====== Recorded information

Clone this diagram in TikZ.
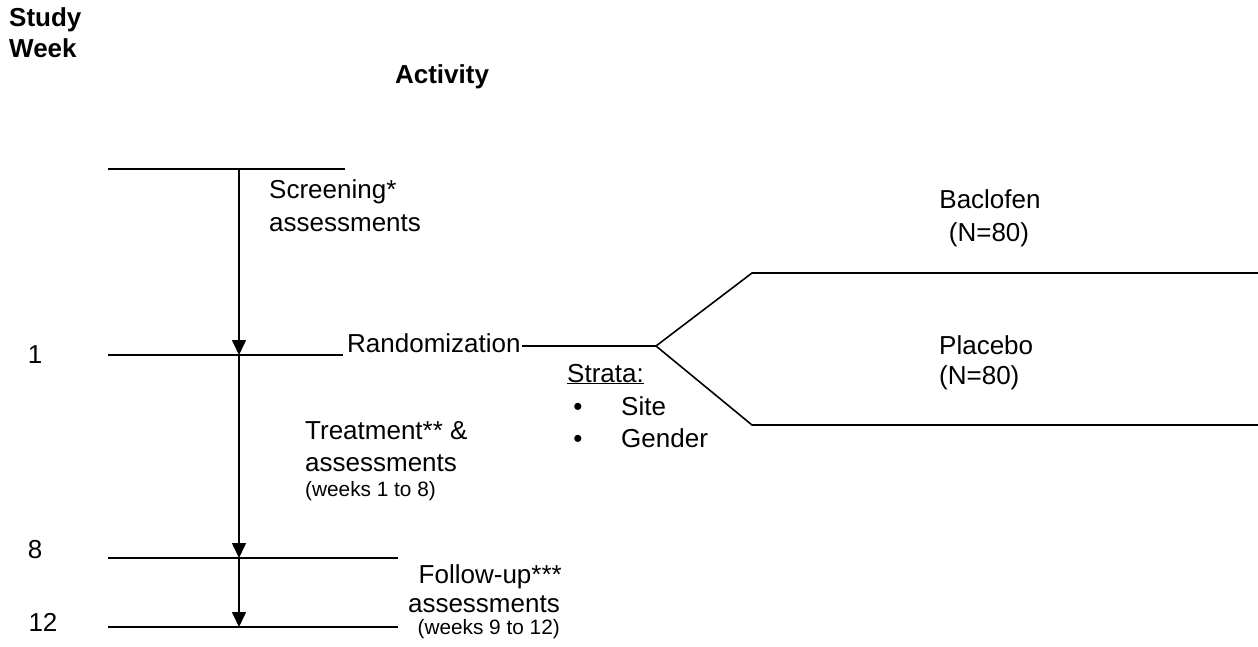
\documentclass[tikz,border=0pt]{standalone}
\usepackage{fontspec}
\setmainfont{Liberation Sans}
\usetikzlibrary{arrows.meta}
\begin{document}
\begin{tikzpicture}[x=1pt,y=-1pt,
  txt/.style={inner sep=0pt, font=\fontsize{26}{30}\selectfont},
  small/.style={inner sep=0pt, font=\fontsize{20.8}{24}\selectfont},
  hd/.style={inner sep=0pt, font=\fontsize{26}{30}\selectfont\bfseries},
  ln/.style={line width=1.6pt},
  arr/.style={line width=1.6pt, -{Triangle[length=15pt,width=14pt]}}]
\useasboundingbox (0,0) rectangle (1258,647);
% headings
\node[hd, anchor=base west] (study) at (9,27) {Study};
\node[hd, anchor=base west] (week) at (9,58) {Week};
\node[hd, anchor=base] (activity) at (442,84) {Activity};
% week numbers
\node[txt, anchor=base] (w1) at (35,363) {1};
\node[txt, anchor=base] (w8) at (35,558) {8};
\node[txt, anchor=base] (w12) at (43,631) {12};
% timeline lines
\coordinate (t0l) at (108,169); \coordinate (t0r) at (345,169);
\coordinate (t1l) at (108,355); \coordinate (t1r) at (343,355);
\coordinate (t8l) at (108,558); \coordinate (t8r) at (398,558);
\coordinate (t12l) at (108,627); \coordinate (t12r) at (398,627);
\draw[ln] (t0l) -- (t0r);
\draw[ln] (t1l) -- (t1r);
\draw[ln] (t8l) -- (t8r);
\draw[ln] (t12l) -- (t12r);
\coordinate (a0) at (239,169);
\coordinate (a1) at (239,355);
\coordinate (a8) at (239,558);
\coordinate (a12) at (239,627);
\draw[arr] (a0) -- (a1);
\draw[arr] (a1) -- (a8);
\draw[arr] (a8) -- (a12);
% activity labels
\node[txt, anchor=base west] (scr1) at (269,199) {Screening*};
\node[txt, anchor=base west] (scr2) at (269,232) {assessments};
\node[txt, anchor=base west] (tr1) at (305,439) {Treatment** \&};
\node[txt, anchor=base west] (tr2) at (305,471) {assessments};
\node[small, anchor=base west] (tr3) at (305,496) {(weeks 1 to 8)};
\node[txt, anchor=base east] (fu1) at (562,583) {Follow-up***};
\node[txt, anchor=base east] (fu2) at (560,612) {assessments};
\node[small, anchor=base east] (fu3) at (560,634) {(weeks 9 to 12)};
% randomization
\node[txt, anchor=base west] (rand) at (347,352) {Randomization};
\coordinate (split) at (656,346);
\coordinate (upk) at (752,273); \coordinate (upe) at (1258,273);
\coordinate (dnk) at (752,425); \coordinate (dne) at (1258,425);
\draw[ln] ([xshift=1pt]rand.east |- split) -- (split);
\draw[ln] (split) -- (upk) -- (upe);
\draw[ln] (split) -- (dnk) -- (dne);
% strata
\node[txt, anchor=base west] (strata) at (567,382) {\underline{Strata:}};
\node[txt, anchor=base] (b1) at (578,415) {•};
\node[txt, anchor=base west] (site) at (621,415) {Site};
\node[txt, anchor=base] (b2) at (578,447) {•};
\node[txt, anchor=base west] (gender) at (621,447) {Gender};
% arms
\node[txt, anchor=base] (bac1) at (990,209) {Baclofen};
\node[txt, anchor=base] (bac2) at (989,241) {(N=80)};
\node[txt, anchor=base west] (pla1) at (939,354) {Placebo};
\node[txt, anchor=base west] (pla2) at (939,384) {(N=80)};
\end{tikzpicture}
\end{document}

============

Exercise:
Using the material above, set down every line exactly, but skip the pictures.

Output of the exercise:
Clone this diagram in TikZ.
\documentclass[tikz,border=0pt]{standalone}
\usepackage{fontspec}
\setmainfont{Liberation Sans}
\usetikzlibrary{arrows.meta}
\begin{document}
\begin{tikzpicture}[x=1pt,y=-1pt,
  txt/.style={inner sep=0pt, font=\fontsize{26}{30}\selectfont},
  small/.style={inner sep=0pt, font=\fontsize{20.8}{24}\selectfont},
  hd/.style={inner sep=0pt, font=\fontsize{26}{30}\selectfont\bfseries},
  ln/.style={line width=1.6pt},
  arr/.style={line width=1.6pt, -{Triangle[length=15pt,width=14pt]}}]
\useasboundingbox (0,0) rectangle (1258,647);
% headings
\node[hd, anchor=base west] (study) at (9,27) {Study};
\node[hd, anchor=base west] (week) at (9,58) {Week};
\node[hd, anchor=base] (activity) at (442,84) {Activity};
% week numbers
\node[txt, anchor=base] (w1) at (35,363) {1};
\node[txt, anchor=base] (w8) at (35,558) {8};
\node[txt, anchor=base] (w12) at (43,631) {12};
% timeline lines
\coordinate (t0l) at (108,169); \coordinate (t0r) at (345,169);
\coordinate (t1l) at (108,355); \coordinate (t1r) at (343,355);
\coordinate (t8l) at (108,558); \coordinate (t8r) at (398,558);
\coordinate (t12l) at (108,627); \coordinate (t12r) at (398,627);
\draw[ln] (t0l) -- (t0r);
\draw[ln] (t1l) -- (t1r);
\draw[ln] (t8l) -- (t8r);
\draw[ln] (t12l) -- (t12r);
\coordinate (a0) at (239,169);
\coordinate (a1) at (239,355);
\coordinate (a8) at (239,558);
\coordinate (a12) at (239,627);
\draw[arr] (a0) -- (a1);
\draw[arr] (a1) -- (a8);
\draw[arr] (a8) -- (a12);
% activity labels
\node[txt, anchor=base west] (scr1) at (269,199) {Screening*};
\node[txt, anchor=base west] (scr2) at (269,232) {assessments};
\node[txt, anchor=base west] (tr1) at (305,439) {Treatment** \&};
\node[txt, anchor=base west] (tr2) at (305,471) {assessments};
\node[small, anchor=base west] (tr3) at (305,496) {(weeks 1 to 8)};
\node[txt, anchor=base east] (fu1) at (562,583) {Follow-up***};
\node[txt, anchor=base east] (fu2) at (560,612) {assessments};
\node[small, anchor=base east] (fu3) at (560,634) {(weeks 9 to 12)};
% randomization
\node[txt, anchor=base west] (rand) at (347,352) {Randomization};
\coordinate (split) at (656,346);
\coordinate (upk) at (752,273); \coordinate (upe) at (1258,273);
\coordinate (dnk) at (752,425); \coordinate (dne) at (1258,425);
\draw[ln] ([xshift=1pt]rand.east |- split) -- (split);
\draw[ln] (split) -- (upk) -- (upe);
\draw[ln] (split) -- (dnk) -- (dne);
% strata
\node[txt, anchor=base west] (strata) at (567,382) {\underline{Strata:}};
\node[txt, anchor=base] (b1) at (578,415) {•};
\node[txt, anchor=base west] (site) at (621,415) {Site};
\node[txt, anchor=base] (b2) at (578,447) {•};
\node[txt, anchor=base west] (gender) at (621,447) {Gender};
% arms
\node[txt, anchor=base] (bac1) at (990,209) {Baclofen};
\node[txt, anchor=base] (bac2) at (989,241) {(N=80)};
\node[txt, anchor=base west] (pla1) at (939,354) {Placebo};
\node[txt, anchor=base west] (pla2) at (939,384) {(N=80)};
\end{tikzpicture}
\end{document}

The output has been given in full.